I'm trying to learn a little about Grothendieck duality. One version of the theorem states that if $f: X \to Y$ is a proper morphism of schemes, then the induced functor on derived categories $f_*: D^+(\mathrm{QCoh}(X)) \to D^+(\mathrm{QCoh}(Y))$ has a right adjoint $f^!$ (and under nice hypotheses, these will preserve the subcategories with coherent cohomology). The existence of an adjoint can be proved via adjoint functor arguments, even without assuming $f$ proper; this was done, e.g., by Neeman. (The point is that a triangulated functor between nice triangulated categories (or, stable $\infty$-categories) which preserves coproducts is a left adjoint.)

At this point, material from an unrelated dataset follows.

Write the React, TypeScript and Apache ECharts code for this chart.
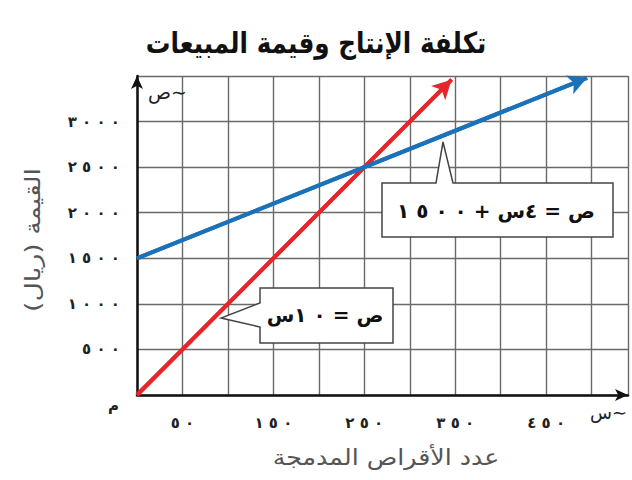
import React, { useEffect, useRef } from "react";
import * as echarts from "echarts";

const titleText = "تكلفة الإنتاج وقيمة المبيعات";
const yName = "القيمة (ريال)";
const xName = "عدد الأقراص المدمجة";

const xShownTicks = [50, 150, 250, 350, 450];
const yShownTicks = [500, 1000, 1500, 2000, 2500, 3000];

// cost line: ص = ١٠س
const costX = [0, 346];
const costY = [0, 3460];
// sales line: ص = ٤س + ١٥٠٠
const salesX = [0, 495];
const salesY = [1500, 3480];

const NBSP = "\u00A0";
const toArabic = (n: number) =>
  String(n)
    .split("")
    .map((d) => String.fromCharCode(0x0660 + Number(d)))
    .join(NBSP);

const salesLabel = "ص = ٤س + " + toArabic(1500);
const costLabel = "ص = " + toArabic(10) + "س";

const FONT = "DejaVu Sans";
const RED = "#e5262a";
const BLUE = "#1c72b9";

export default function App() {
  const ref = useRef<HTMLDivElement>(null);
  useEffect(() => {
    if (!ref.current) return;
    const chart = echarts.init(ref.current, null, { renderer: "svg" });
    const pairs = (xs: number[], ys: number[]) => xs.map((x, i) => [x, ys[i]]);
    const cost = pairs(costX, costY);
    const sales = pairs(salesX, salesY);
    const arrowSeries = (name: string, data: number[][], color: string) => ({
      name,
      type: "line",
      data,
      symbol: "none",
      lineStyle: { color, width: 4 },
      z: 5,
      markLine: {
        silent: true,
        symbol: ["none", "arrow"],
        symbolSize: [15, 19],
        label: { show: false },
        lineStyle: { color, width: 4, type: "solid" },
        data: [[{ coord: data[0] }, { coord: data[data.length - 1] }]],
      },
    });
    chart.setOption({
      animation: false,
      backgroundColor: "#ffffff",
      textStyle: { fontFamily: FONT },
      grid: { left: 137, right: 4, top: 76, bottom: 85 },
      xAxis: {
        type: "value",
        min: 0,
        max: 540,
        interval: 50,
        axisLine: {
          show: true,
          symbol: ["none", "arrow"],
          symbolSize: [9, 13],
          lineStyle: { color: "#111", width: 2.5 },
        },
        axisTick: { show: false },
        axisLabel: {
          margin: 20,
          fontFamily: FONT,
          fontWeight: "bold",
          fontSize: 15,
          color: "#222",
          formatter: (v: number) => (xShownTicks.includes(v) ? toArabic(v) : ""),
        },
        splitLine: { show: true, lineStyle: { color: "#6a6a6a", width: 1.4 } },
      },
      yAxis: {
        type: "value",
        min: 0,
        max: 3500,
        interval: 500,
        axisLine: {
          show: true,
          symbol: ["none", "arrow"],
          symbolSize: [9, 13],
          lineStyle: { color: "#111", width: 2.5 },
        },
        axisTick: { show: false },
        axisLabel: {
          margin: 17,
          fontFamily: FONT,
          fontWeight: "bold",
          fontSize: 15,
          color: "#222",
          formatter: (v: number) => (yShownTicks.includes(v) ? toArabic(v) : ""),
        },
        splitLine: { show: true, lineStyle: { color: "#6a6a6a", width: 1.4 } },
      },
      series: [arrowSeries("cost", cost, RED), arrowSeries("sales", sales, BLUE)],
      graphic: [
        {
          type: "text",
          x: 316,
          y: 43,
          scaleX: 0.85,
          style: {
            text: titleText,
            fontFamily: FONT,
            fontWeight: "bold",
            fontSize: 29,
            fill: "#111",
            align: "center",
            verticalAlign: "middle",
          },
        },
        {
          type: "text",
          x: 386,
          y: 458,
          scaleX: 1.15,
          style: {
            text: xName,
            fontFamily: FONT,
            fontSize: 22,
            fill: "#555",
            align: "center",
            verticalAlign: "middle",
          },
        },
        {
          type: "text",
          x: 33,
          y: 240,
          rotation: Math.PI / 2,
          scaleX: 1.27,
          style: {
            text: yName,
            fontFamily: FONT,
            fontSize: 21,
            fill: "#555",
            align: "center",
            verticalAlign: "middle",
          },
        },
        {
          type: "text",
          left: 108,
          top: 398,
          style: { text: "م", fontFamily: FONT, fontWeight: "bold", fontSize: 15, fill: "#222" },
        },
        {
          type: "text",
          left: 148,
          top: 82,
          z: 10,
          style: { text: "ص\u223C", fontFamily: FONT, fontSize: 19, fill: "#222" },
        },
        {
          type: "text",
          left: 590,
          top: 403,
          style: { text: "س\u223C", fontFamily: FONT, fontSize: 18, fill: "#222" },
        },
        {
          type: "polygon",
          z: 20,
          shape: {
            points: [
              [382, 183],
              [436, 183],
              [443, 142],
              [453, 183],
              [613, 183],
              [613, 237],
              [382, 237],
            ],
          },
          style: { fill: "#fff", stroke: "#444", lineWidth: 1.5 },
        },
        {
          type: "text",
          z: 21,
          x: 496,
          y: 211,
          style: {
            text: salesLabel,
            fontFamily: FONT,
            fontWeight: "bold",
            fontSize: 20,
            fill: "#111",
            align: "center",
            verticalAlign: "middle",
          },
        },
        {
          type: "polygon",
          z: 20,
          shape: {
            points: [
              [260, 288],
              [393, 288],
              [393, 343],
              [260, 343],
              [260, 327],
              [221, 318],
              [260, 303],
            ],
          },
          style: { fill: "#fff", stroke: "#444", lineWidth: 1.5 },
        },
        {
          type: "text",
          z: 21,
          x: 325,
          y: 315,
          style: {
            text: costLabel,
            fontFamily: FONT,
            fontWeight: "bold",
            fontSize: 20,
            fill: "#111",
            align: "center",
            verticalAlign: "middle",
          },
        },
      ],
    });
    return () => chart.dispose();
  }, []);
  return (
    <div
      ref={ref}
      style={{ position: "fixed", left: 0, top: 0, width: 632, height: 480, background: "#fff" }}
    />
  );
}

However, in trying to identify $f^{!}$, we might want to be able to localize on $X$ and $Y$, and thus deal with the non-proper case. My understanding is that the upper-shriek functor $f^{!}$ there is not supposed to be the right adjoint to $f_{\ast}$: for example, for an open immersion it should be the upper-star $f^*$.
In the topological version, one can define a $f_{!}$ functor for sheaves (push-forward with compact support) and $f^!$ is the right adjoint to $f_{!}$. Is there any "functorial" way to interpret $f^{!}$ when $f$ is not proper?